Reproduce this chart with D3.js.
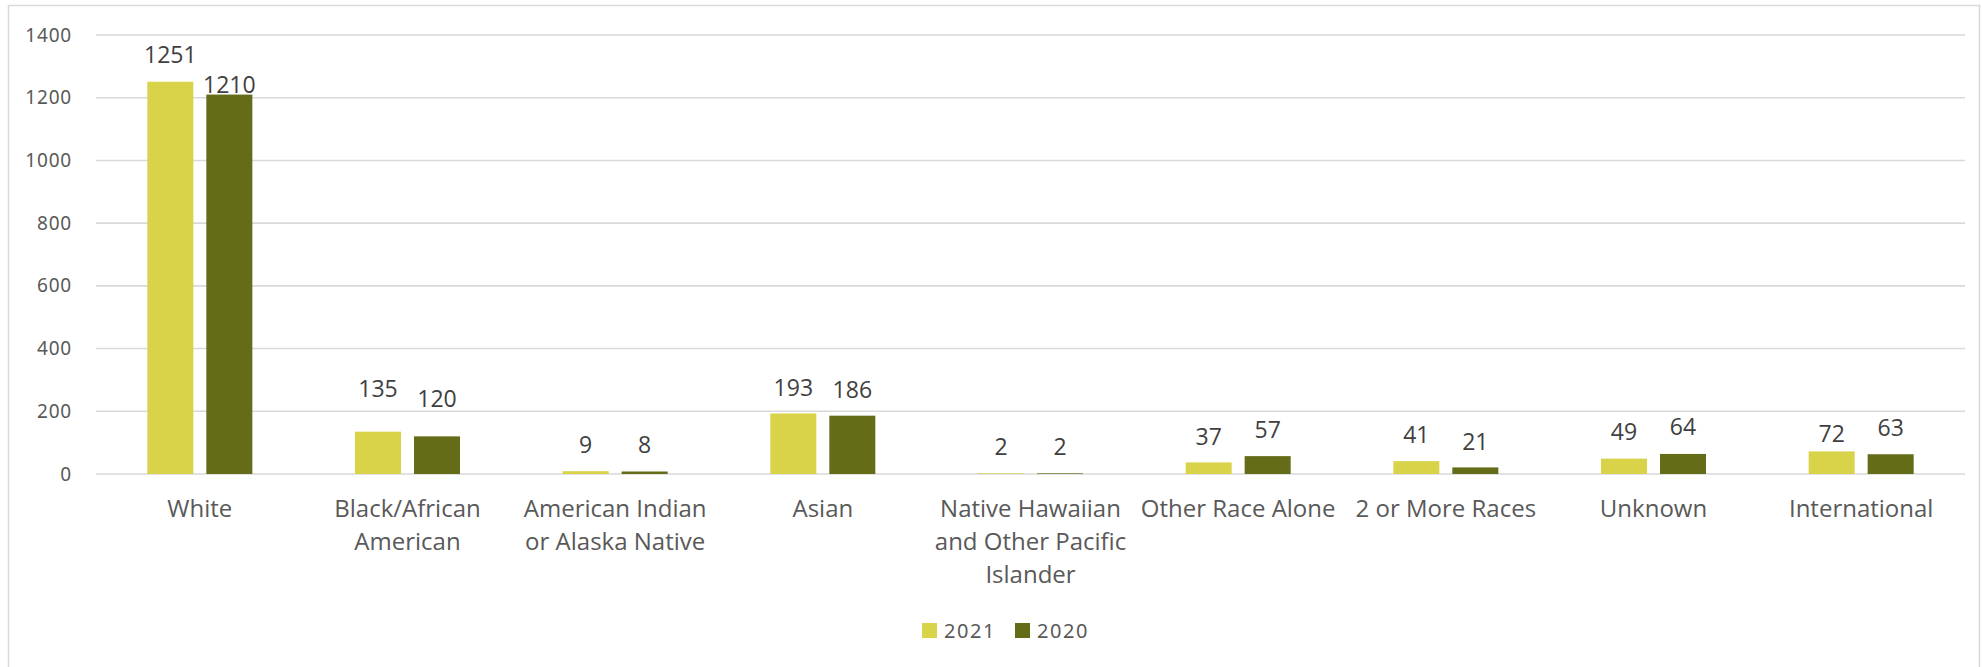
<!DOCTYPE html>
<html>
<head>
<meta charset="utf-8">
<script src="https://cdn.jsdelivr.net/npm/d3@7"></script>
<style>
  html, body { margin: 0; padding: 0; background: #fff; }
  svg { display: block; }
</style>
</head>
<body>
<svg id="chart" width="1982" height="667"></svg>
<script>
// ---- data ----
const categories = ["White", "Black/African American", "American Indian or Alaska Native", "Asian",
  "Native Hawaiian and Other Pacific Islander", "Other Race Alone", "2 or More Races", "Unknown", "International"];
const seriesNames = ["2021", "2020"];
const values2021 = [1251, 135, 9, 193, 2, 37, 41, 49, 72];
const values2020 = [1210, 120, 8, 186, 2, 57, 21, 64, 63];
const yTicks = [0, 200, 400, 600, 800, 1000, 1200, 1400];

// ---- presentation (label offsets above bar top, px) ----
const labelNudge = {
  "2021": [19, 35, 18, 17.5, 18, 17, 18, 19, 9.5],
  "2020": [1.5, 29, 18.5, 17.7, 18, 18, 17.4, 19, 18]
};
const colors = { "2021": "#D9D34A", "2020": "#646C17" };

const svg = d3.select("#chart");
const plotLeft = 96, plotRight = 1965, plotTop = 35, plotBottom = 474;

// frame
svg.append("rect").attr("x", 8.5).attr("y", 5.5).attr("width", 1971).attr("height", 700)
  .attr("fill", "none").attr("stroke", "#D9D9D9").attr("stroke-width", 1.5);

const x0 = d3.scaleBand().domain(categories).range([plotLeft, plotRight]).padding(0);
const x1 = d3.scaleBand().domain(seriesNames).range([0, x0.bandwidth()])
  .paddingInner(0.22).paddingOuter(0.87);
const y = d3.scaleLinear().domain([0, 1400]).range([plotBottom, plotTop]);

// gridlines
svg.append("g").selectAll("line").data(yTicks).join("line")
  .attr("x1", plotLeft).attr("x2", plotRight)
  .attr("y1", d => y(d)).attr("y2", d => y(d))
  .attr("stroke", "#D9D9D9").attr("stroke-width", 1.6);

// y axis labels
const yAxis = d3.axisLeft(y).tickValues(yTicks).tickFormat(d3.format("d")).tickSize(0).tickPadding(0);
const ya = svg.append("g").attr("transform", `translate(72,0)`).call(yAxis);
ya.select(".domain").remove();
ya.selectAll("text").attr("font-family", "'Noto Sans', sans-serif").attr("font-size", 19)
  .attr("fill", "#595959").attr("letter-spacing", 0.8);

const data = seriesNames.map(s => ({ name: s, values: s === "2021" ? values2021 : values2020 }));

// bars
const groups = svg.append("g").selectAll("g").data(data).join("g").attr("fill", d => colors[d.name]);
groups.selectAll("rect").data(d => d.values.map((v, i) => ({ s: d.name, v, i })))
  .join("rect")
  .attr("x", d => x0(categories[d.i]) + x1(d.s))
  .attr("width", x1.bandwidth())
  .attr("y", d => y(d.v))
  .attr("height", d => y(0) - y(d.v));

// value labels
groups.selectAll("text").data(d => d.values.map((v, i) => ({ s: d.name, v, i })))
  .join("text")
  .attr("x", d => x0(categories[d.i]) + x1(d.s) + x1.bandwidth() / 2)
  .attr("y", d => y(d.v) - labelNudge[d.s][d.i])
  .attr("text-anchor", "middle")
  .attr("font-family", "'Open Sans', sans-serif").attr("font-size", 23)
  .attr("fill", "#404040")
  .text(d => d.v);

// category labels with wrapping
const catG = svg.append("g");
const maxW = 200;
categories.forEach(c => {
  const cx = x0(c) + x0.bandwidth() / 2;
  const t = catG.append("text")
    .attr("x", cx).attr("y", 517)
    .attr("text-anchor", "middle")
    .attr("font-family", "'Open Sans', sans-serif").attr("font-size", 24)
    .attr("fill", "#595959");
  const words = c.split(" ");
  let line = [];
  let ts = t.append("tspan").attr("x", cx).attr("dy", 0);
  words.forEach(w => {
    line.push(w);
    ts.text(line.join(" "));
    if (ts.node().getComputedTextLength() > maxW && line.length > 1) {
      line.pop();
      ts.text(line.join(" "));
      line = [w];
      ts = t.append("tspan").attr("x", cx).attr("dy", 33).text(w);
    }
  });
});

// legend
const legend = svg.append("g");
const legendX = [922, 1015];
seriesNames.forEach((s, i) => {
  legend.append("rect").attr("x", legendX[i]).attr("y", 623).attr("width", 15).attr("height", 15)
    .attr("fill", colors[s]);
  legend.append("text").attr("x", legendX[i] + 22).attr("y", 638)
    .attr("font-family", "'Noto Sans', sans-serif").attr("font-size", 20)
    .attr("letter-spacing", 1.6).attr("fill", "#595959").text(s);
});
</script>
</body>
</html>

----

PROBLEM TO SOLVE:
Each line of the data is to be duplicated exactly; pictures stay out of the copy.

TASK RESULT:
Reproduce this chart with D3.js.
<!DOCTYPE html>
<html>
<head>
<meta charset="utf-8">
<script src="https://cdn.jsdelivr.net/npm/d3@7"></script>
<style>
  html, body { margin: 0; padding: 0; background: #fff; }
  svg { display: block; }
</style>
</head>
<body>
<svg id="chart" width="1982" height="667"></svg>
<script>
// ---- data ----
const categories = ["White", "Black/African American", "American Indian or Alaska Native", "Asian",
  "Native Hawaiian and Other Pacific Islander", "Other Race Alone", "2 or More Races", "Unknown", "International"];
const seriesNames = ["2021", "2020"];
const values2021 = [1251, 135, 9, 193, 2, 37, 41, 49, 72];
const values2020 = [1210, 120, 8, 186, 2, 57, 21, 64, 63];
const yTicks = [0, 200, 400, 600, 800, 1000, 1200, 1400];

// ---- presentation (label offsets above bar top, px) ----
const labelNudge = {
  "2021": [19, 35, 18, 17.5, 18, 17, 18, 19, 9.5],
  "2020": [1.5, 29, 18.5, 17.7, 18, 18, 17.4, 19, 18]
};
const colors = { "2021": "#D9D34A", "2020": "#646C17" };

const svg = d3.select("#chart");
const plotLeft = 96, plotRight = 1965, plotTop = 35, plotBottom = 474;

// frame
svg.append("rect").attr("x", 8.5).attr("y", 5.5).attr("width", 1971).attr("height", 700)
  .attr("fill", "none").attr("stroke", "#D9D9D9").attr("stroke-width", 1.5);

const x0 = d3.scaleBand().domain(categories).range([plotLeft, plotRight]).padding(0);
const x1 = d3.scaleBand().domain(seriesNames).range([0, x0.bandwidth()])
  .paddingInner(0.22).paddingOuter(0.87);
const y = d3.scaleLinear().domain([0, 1400]).range([plotBottom, plotTop]);

// gridlines
svg.append("g").selectAll("line").data(yTicks).join("line")
  .attr("x1", plotLeft).attr("x2", plotRight)
  .attr("y1", d => y(d)).attr("y2", d => y(d))
  .attr("stroke", "#D9D9D9").attr("stroke-width", 1.6);

// y axis labels
const yAxis = d3.axisLeft(y).tickValues(yTicks).tickFormat(d3.format("d")).tickSize(0).tickPadding(0);
const ya = svg.append("g").attr("transform", `translate(72,0)`).call(yAxis);
ya.select(".domain").remove();
ya.selectAll("text").attr("font-family", "'Noto Sans', sans-serif").attr("font-size", 19)
  .attr("fill", "#595959").attr("letter-spacing", 0.8);

const data = seriesNames.map(s => ({ name: s, values: s === "2021" ? values2021 : values2020 }));

// bars
const groups = svg.append("g").selectAll("g").data(data).join("g").attr("fill", d => colors[d.name]);
groups.selectAll("rect").data(d => d.values.map((v, i) => ({ s: d.name, v, i })))
  .join("rect")
  .attr("x", d => x0(categories[d.i]) + x1(d.s))
  .attr("width", x1.bandwidth())
  .attr("y", d => y(d.v))
  .attr("height", d => y(0) - y(d.v));

// value labels
groups.selectAll("text").data(d => d.values.map((v, i) => ({ s: d.name, v, i })))
  .join("text")
  .attr("x", d => x0(categories[d.i]) + x1(d.s) + x1.bandwidth() / 2)
  .attr("y", d => y(d.v) - labelNudge[d.s][d.i])
  .attr("text-anchor", "middle")
  .attr("font-family", "'Open Sans', sans-serif").attr("font-size", 23)
  .attr("fill", "#404040")
  .text(d => d.v);

// category labels with wrapping
const catG = svg.append("g");
const maxW = 200;
categories.forEach(c => {
  const cx = x0(c) + x0.bandwidth() / 2;
  const t = catG.append("text")
    .attr("x", cx).attr("y", 517)
    .attr("text-anchor", "middle")
    .attr("font-family", "'Open Sans', sans-serif").attr("font-size", 24)
    .attr("fill", "#595959");
  const words = c.split(" ");
  let line = [];
  let ts = t.append("tspan").attr("x", cx).attr("dy", 0);
  words.forEach(w => {
    line.push(w);
    ts.text(line.join(" "));
    if (ts.node().getComputedTextLength() > maxW && line.length > 1) {
      line.pop();
      ts.text(line.join(" "));
      line = [w];
      ts = t.append("tspan").attr("x", cx).attr("dy", 33).text(w);
    }
  });
});

// legend
const legend = svg.append("g");
const legendX = [922, 1015];
seriesNames.forEach((s, i) => {
  legend.append("rect").attr("x", legendX[i]).attr("y", 623).attr("width", 15).attr("height", 15)
    .attr("fill", colors[s]);
  legend.append("text").attr("x", legendX[i] + 22).attr("y", 638)
    .attr("font-family", "'Noto Sans', sans-serif").attr("font-size", 20)
    .attr("letter-spacing", 1.6).attr("fill", "#595959").text(s);
});
</script>
</body>
</html>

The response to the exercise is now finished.